begin DATA LINES
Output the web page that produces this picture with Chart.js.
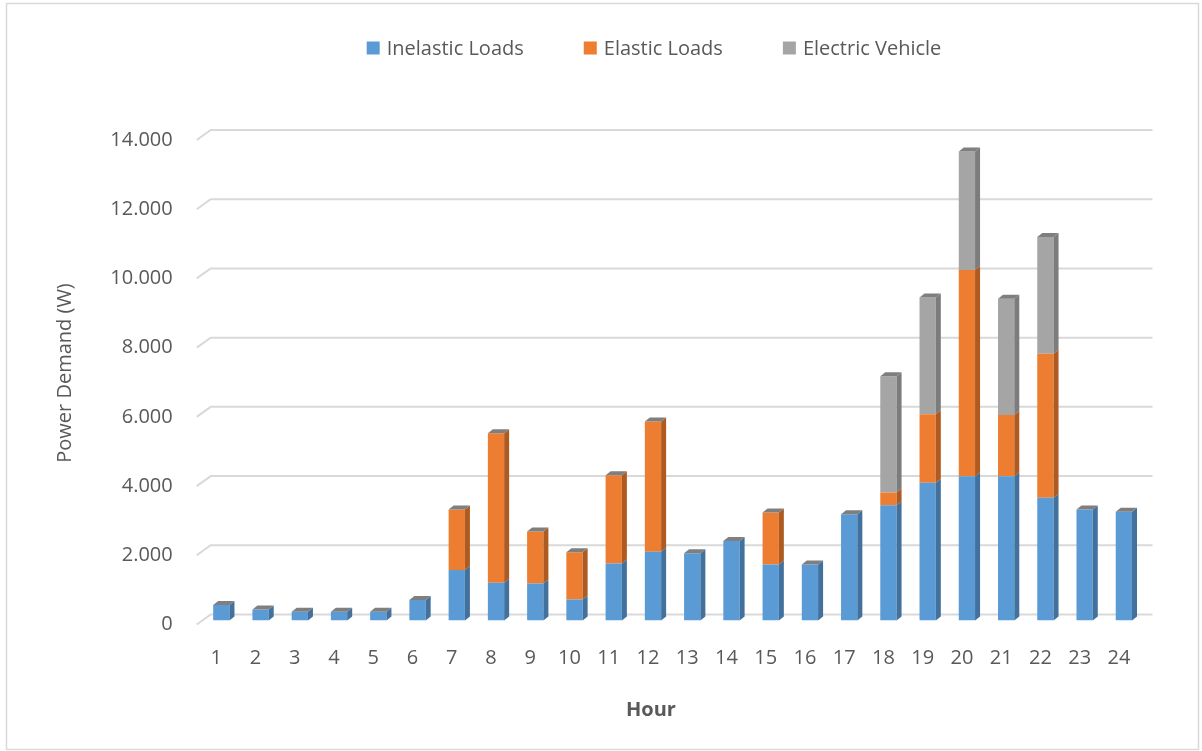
<!DOCTYPE html>
<html>
<head>
<meta charset="utf-8">
<title>Power Demand per Hour</title>
<script src="https://cdn.jsdelivr.net/npm/chart.js@4.4.1/dist/chart.umd.min.js"></script>
<style>
  html, body { margin: 0; padding: 0; background: #ffffff; }
  canvas { display: block; }
</style>
</head>
<body>
<canvas id="demand" width="1202" height="751"></canvas>
<script>
// ---- data ----
const hours = ['1','2','3','4','5','6','7','8','9','10','11','12','13','14','15','16','17','18','19','20','21','22','23','24'];
const inelasticLoads = [450, 320, 250, 250, 250, 590, 1460, 1090, 1070, 610, 1650, 1990, 1940, 2300, 1620, 1620, 3070, 3330, 3980, 4170, 4170, 3550, 3210, 3140];
const elasticLoads   = [0, 0, 0, 0, 0, 0, 1750, 4320, 1500, 1360, 2550, 3760, 0, 0, 1500, 0, 0, 370, 1980, 5960, 1770, 4160, 0, 0];
const electricVehicle = [0, 0, 0, 0, 0, 0, 0, 0, 0, 0, 0, 0, 0, 0, 0, 0, 0, 3360, 3370, 3420, 3360, 3370, 0, 0];
const seriesNames = ['Inelastic Loads', 'Elastic Loads', 'Electric Vehicle'];
const yMax = 14000;
const yStep = 2000;

// ---- styling ----
const FONT = "'Open Sans', 'Noto Sans', sans-serif";
const TEXT = '#595959';
const GRID = '#d9d9d9';
const FRONT = ['#5b9bd5', '#ed7d31', '#a5a5a5'];
const SIDE  = ['#41719c', '#ae5a21', '#7c7c7c'];
const CAP   = '#7f7f7f';
const BAR_DEPTH = { dx: 5, dy: 4 };      // extrusion of each column
const WALL_BACK = { dx: 9, dy: -6 };     // back wall relative to column plane
const WALL_FRONT = { dx: -5, dy: 4 };    // front edge of the floor

function thousands(v) {
  return String(v).replace(/\B(?=(\d{3})+(?!\d))/g, '.');
}

// white page with a thin chart border
const chartFrame = {
  id: 'chartFrame',
  beforeDraw(chart) {
    const { ctx } = chart;
    ctx.save();
    ctx.fillStyle = '#ffffff';
    ctx.fillRect(0, 0, chart.width, chart.height);
    ctx.strokeStyle = GRID;
    ctx.lineWidth = 1.5;
    ctx.strokeRect(6.5, 3.5, 1192, 746);
    ctx.restore();
  }
};

// gridlines on the back wall plus the short floor/wall edge on the left
const wallGrid = {
  id: 'wallGrid',
  beforeDatasetsDraw(chart) {
    const { ctx, chartArea: a, scales: { y } } = chart;
    ctx.save();
    ctx.strokeStyle = GRID;
    ctx.lineWidth = 2;
    y.ticks.forEach(t => {
      const py = y.getPixelForValue(t.value);
      ctx.beginPath();
      ctx.moveTo(a.left + WALL_FRONT.dx, py + WALL_FRONT.dy);
      ctx.lineTo(a.left + WALL_BACK.dx, py + WALL_BACK.dy);
      ctx.lineTo(a.right + WALL_BACK.dx, py + WALL_BACK.dy);
      ctx.stroke();
    });
    ctx.restore();
  }
};

// side faces of every segment and the top face of each stack
const columnFaces = {
  id: 'columnFaces',
  afterDatasetsDraw(chart) {
    const { ctx } = chart;
    const { dx, dy } = BAR_DEPTH;
    const sets = chart.data.datasets;
    const metas = sets.map((d, i) => chart.getDatasetMeta(i));
    ctx.save();
    for (let j = 0; j < chart.data.labels.length; j++) {
      let top = null;
      metas.forEach((m, i) => {
        if (!sets[i].data[j]) return;
        const { x, y, base, width } = m.data[j].getProps(['x', 'y', 'base', 'width'], true);
        const r = x + width / 2;
        ctx.fillStyle = sets[i].sideColor;
        ctx.beginPath();
        ctx.moveTo(r, y);
        ctx.lineTo(r + dx, y - dy);
        ctx.lineTo(r + dx, base - dy);
        ctx.lineTo(r, base);
        ctx.closePath();
        ctx.fill();
        top = { x, y, width };
      });
      if (top) {
        const l = top.x - top.width / 2, r = top.x + top.width / 2;
        ctx.fillStyle = CAP;
        ctx.beginPath();
        ctx.moveTo(l, top.y);
        ctx.lineTo(l + dx, top.y - dy);
        ctx.lineTo(r + dx, top.y - dy);
        ctx.lineTo(r, top.y);
        ctx.closePath();
        ctx.fill();
      }
    }
    ctx.restore();
  }
};

// legend row across the top
const legendRow = {
  id: 'legendRow',
  afterDraw(chart) {
    const { ctx } = chart;
    ctx.save();
    ctx.font = `20px ${FONT}`;
    ctx.textBaseline = 'middle';
    const box = 13, gap = 7, space = 60, cy = 48, cx = 654;
    const items = chart.data.datasets.map(d => ({ label: d.label, color: d.backgroundColor, w: ctx.measureText(d.label).width }));
    const total = items.reduce((s, it) => s + box + gap + it.w, 0) + space * (items.length - 1);
    let x = cx - total / 2;
    items.forEach(it => {
      ctx.fillStyle = it.color;
      ctx.fillRect(x, cy - 6.5, box, box);
      ctx.fillStyle = TEXT;
      ctx.fillText(it.label, x + box + gap, cy + 1);
      x += box + gap + it.w + space;
    });
    ctx.restore();
  }
};

// axis titles
const axisTitles = {
  id: 'axisTitles',
  afterDraw(chart) {
    const { ctx } = chart;
    ctx.save();
    ctx.fillStyle = TEXT;
    ctx.textAlign = 'center';
    ctx.textBaseline = 'middle';
    ctx.font = `bold 20px ${FONT}`;
    ctx.fillText('Hour', 651, 710);
    ctx.font = `20px ${FONT}`;
    ctx.translate(65, 373);
    ctx.rotate(-Math.PI / 2);
    ctx.fillText('Power Demand (W)', 0, 0);
    ctx.restore();
  }
};

function build() {
  Chart.defaults.font.family = FONT;
  Chart.defaults.font.size = 20;
  Chart.defaults.color = TEXT;

  const series = [inelasticLoads, elasticLoads, electricVehicle];
  new Chart(document.getElementById('demand'), {
    type: 'bar',
    data: {
      labels: hours,
      datasets: series.map((values, i) => ({
        label: seriesNames[i],
        data: values,
        backgroundColor: FRONT[i],
        sideColor: SIDE[i],
        borderWidth: 0,
        categoryPercentage: 1,
        barPercentage: 0.415
      }))
    },
    options: {
      responsive: false,
      animation: false,
      devicePixelRatio: 1,
      layout: { padding: { top: 136, right: 58.5, bottom: 0, left: 0 } },
      plugins: {
        legend: { display: false },
        tooltip: { enabled: false }
      },
      scales: {
        x: {
          stacked: true,
          grid: { display: false, drawTicks: false },
          border: { display: false },
          ticks: { color: TEXT, padding: 26, labelOffset: -5, maxRotation: 0, autoSkip: false },
          afterFit(s) { s.height = 130.5; }
        },
        y: {
          stacked: true,
          min: 0,
          max: yMax,
          grid: { display: false, drawTicks: false },
          border: { display: false },
          ticks: { color: TEXT, stepSize: yStep, padding: 29, labelOffset: 4, callback: v => thousands(v) },
          afterFit(s) { s.width = 201.7; }
        }
      }
    },
    plugins: [chartFrame, wallGrid, columnFaces, legendRow, axisTitles]
  });
}

if (document.fonts && document.fonts.load) {
  document.fonts.load(`20px 'Open Sans'`).then(build, build);
} else {
  build();
}
</script>
</body>
</html>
end DATA LINES
§ **REQUIRED TASK**
From the material above, reproduce everything verbatim except the pictures.

§ **FULL RESPONSE**
Output the web page that produces this picture with Chart.js.
<!DOCTYPE html>
<html>
<head>
<meta charset="utf-8">
<title>Power Demand per Hour</title>
<script src="https://cdn.jsdelivr.net/npm/chart.js@4.4.1/dist/chart.umd.min.js"></script>
<style>
  html, body { margin: 0; padding: 0; background: #ffffff; }
  canvas { display: block; }
</style>
</head>
<body>
<canvas id="demand" width="1202" height="751"></canvas>
<script>
// ---- data ----
const hours = ['1','2','3','4','5','6','7','8','9','10','11','12','13','14','15','16','17','18','19','20','21','22','23','24'];
const inelasticLoads = [450, 320, 250, 250, 250, 590, 1460, 1090, 1070, 610, 1650, 1990, 1940, 2300, 1620, 1620, 3070, 3330, 3980, 4170, 4170, 3550, 3210, 3140];
const elasticLoads   = [0, 0, 0, 0, 0, 0, 1750, 4320, 1500, 1360, 2550, 3760, 0, 0, 1500, 0, 0, 370, 1980, 5960, 1770, 4160, 0, 0];
const electricVehicle = [0, 0, 0, 0, 0, 0, 0, 0, 0, 0, 0, 0, 0, 0, 0, 0, 0, 3360, 3370, 3420, 3360, 3370, 0, 0];
const seriesNames = ['Inelastic Loads', 'Elastic Loads', 'Electric Vehicle'];
const yMax = 14000;
const yStep = 2000;

// ---- styling ----
const FONT = "'Open Sans', 'Noto Sans', sans-serif";
const TEXT = '#595959';
const GRID = '#d9d9d9';
const FRONT = ['#5b9bd5', '#ed7d31', '#a5a5a5'];
const SIDE  = ['#41719c', '#ae5a21', '#7c7c7c'];
const CAP   = '#7f7f7f';
const BAR_DEPTH = { dx: 5, dy: 4 };      // extrusion of each column
const WALL_BACK = { dx: 9, dy: -6 };     // back wall relative to column plane
const WALL_FRONT = { dx: -5, dy: 4 };    // front edge of the floor

function thousands(v) {
  return String(v).replace(/\B(?=(\d{3})+(?!\d))/g, '.');
}

// white page with a thin chart border
const chartFrame = {
  id: 'chartFrame',
  beforeDraw(chart) {
    const { ctx } = chart;
    ctx.save();
    ctx.fillStyle = '#ffffff';
    ctx.fillRect(0, 0, chart.width, chart.height);
    ctx.strokeStyle = GRID;
    ctx.lineWidth = 1.5;
    ctx.strokeRect(6.5, 3.5, 1192, 746);
    ctx.restore();
  }
};

// gridlines on the back wall plus the short floor/wall edge on the left
const wallGrid = {
  id: 'wallGrid',
  beforeDatasetsDraw(chart) {
    const { ctx, chartArea: a, scales: { y } } = chart;
    ctx.save();
    ctx.strokeStyle = GRID;
    ctx.lineWidth = 2;
    y.ticks.forEach(t => {
      const py = y.getPixelForValue(t.value);
      ctx.beginPath();
      ctx.moveTo(a.left + WALL_FRONT.dx, py + WALL_FRONT.dy);
      ctx.lineTo(a.left + WALL_BACK.dx, py + WALL_BACK.dy);
      ctx.lineTo(a.right + WALL_BACK.dx, py + WALL_BACK.dy);
      ctx.stroke();
    });
    ctx.restore();
  }
};

// side faces of every segment and the top face of each stack
const columnFaces = {
  id: 'columnFaces',
  afterDatasetsDraw(chart) {
    const { ctx } = chart;
    const { dx, dy } = BAR_DEPTH;
    const sets = chart.data.datasets;
    const metas = sets.map((d, i) => chart.getDatasetMeta(i));
    ctx.save();
    for (let j = 0; j < chart.data.labels.length; j++) {
      let top = null;
      metas.forEach((m, i) => {
        if (!sets[i].data[j]) return;
        const { x, y, base, width } = m.data[j].getProps(['x', 'y', 'base', 'width'], true);
        const r = x + width / 2;
        ctx.fillStyle = sets[i].sideColor;
        ctx.beginPath();
        ctx.moveTo(r, y);
        ctx.lineTo(r + dx, y - dy);
        ctx.lineTo(r + dx, base - dy);
        ctx.lineTo(r, base);
        ctx.closePath();
        ctx.fill();
        top = { x, y, width };
      });
      if (top) {
        const l = top.x - top.width / 2, r = top.x + top.width / 2;
        ctx.fillStyle = CAP;
        ctx.beginPath();
        ctx.moveTo(l, top.y);
        ctx.lineTo(l + dx, top.y - dy);
        ctx.lineTo(r + dx, top.y - dy);
        ctx.lineTo(r, top.y);
        ctx.closePath();
        ctx.fill();
      }
    }
    ctx.restore();
  }
};

// legend row across the top
const legendRow = {
  id: 'legendRow',
  afterDraw(chart) {
    const { ctx } = chart;
    ctx.save();
    ctx.font = `20px ${FONT}`;
    ctx.textBaseline = 'middle';
    const box = 13, gap = 7, space = 60, cy = 48, cx = 654;
    const items = chart.data.datasets.map(d => ({ label: d.label, color: d.backgroundColor, w: ctx.measureText(d.label).width }));
    const total = items.reduce((s, it) => s + box + gap + it.w, 0) + space * (items.length - 1);
    let x = cx - total / 2;
    items.forEach(it => {
      ctx.fillStyle = it.color;
      ctx.fillRect(x, cy - 6.5, box, box);
      ctx.fillStyle = TEXT;
      ctx.fillText(it.label, x + box + gap, cy + 1);
      x += box + gap + it.w + space;
    });
    ctx.restore();
  }
};

// axis titles
const axisTitles = {
  id: 'axisTitles',
  afterDraw(chart) {
    const { ctx } = chart;
    ctx.save();
    ctx.fillStyle = TEXT;
    ctx.textAlign = 'center';
    ctx.textBaseline = 'middle';
    ctx.font = `bold 20px ${FONT}`;
    ctx.fillText('Hour', 651, 710);
    ctx.font = `20px ${FONT}`;
    ctx.translate(65, 373);
    ctx.rotate(-Math.PI / 2);
    ctx.fillText('Power Demand (W)', 0, 0);
    ctx.restore();
  }
};

function build() {
  Chart.defaults.font.family = FONT;
  Chart.defaults.font.size = 20;
  Chart.defaults.color = TEXT;

  const series = [inelasticLoads, elasticLoads, electricVehicle];
  new Chart(document.getElementById('demand'), {
    type: 'bar',
    data: {
      labels: hours,
      datasets: series.map((values, i) => ({
        label: seriesNames[i],
        data: values,
        backgroundColor: FRONT[i],
        sideColor: SIDE[i],
        borderWidth: 0,
        categoryPercentage: 1,
        barPercentage: 0.415
      }))
    },
    options: {
      responsive: false,
      animation: false,
      devicePixelRatio: 1,
      layout: { padding: { top: 136, right: 58.5, bottom: 0, left: 0 } },
      plugins: {
        legend: { display: false },
        tooltip: { enabled: false }
      },
      scales: {
        x: {
          stacked: true,
          grid: { display: false, drawTicks: false },
          border: { display: false },
          ticks: { color: TEXT, padding: 26, labelOffset: -5, maxRotation: 0, autoSkip: false },
          afterFit(s) { s.height = 130.5; }
        },
        y: {
          stacked: true,
          min: 0,
          max: yMax,
          grid: { display: false, drawTicks: false },
          border: { display: false },
          ticks: { color: TEXT, stepSize: yStep, padding: 29, labelOffset: 4, callback: v => thousands(v) },
          afterFit(s) { s.width = 201.7; }
        }
      }
    },
    plugins: [chartFrame, wallGrid, columnFaces, legendRow, axisTitles]
  });
}

if (document.fonts && document.fonts.load) {
  document.fonts.load(`20px 'Open Sans'`).then(build, build);
} else {
  build();
}
</script>
</body>
</html>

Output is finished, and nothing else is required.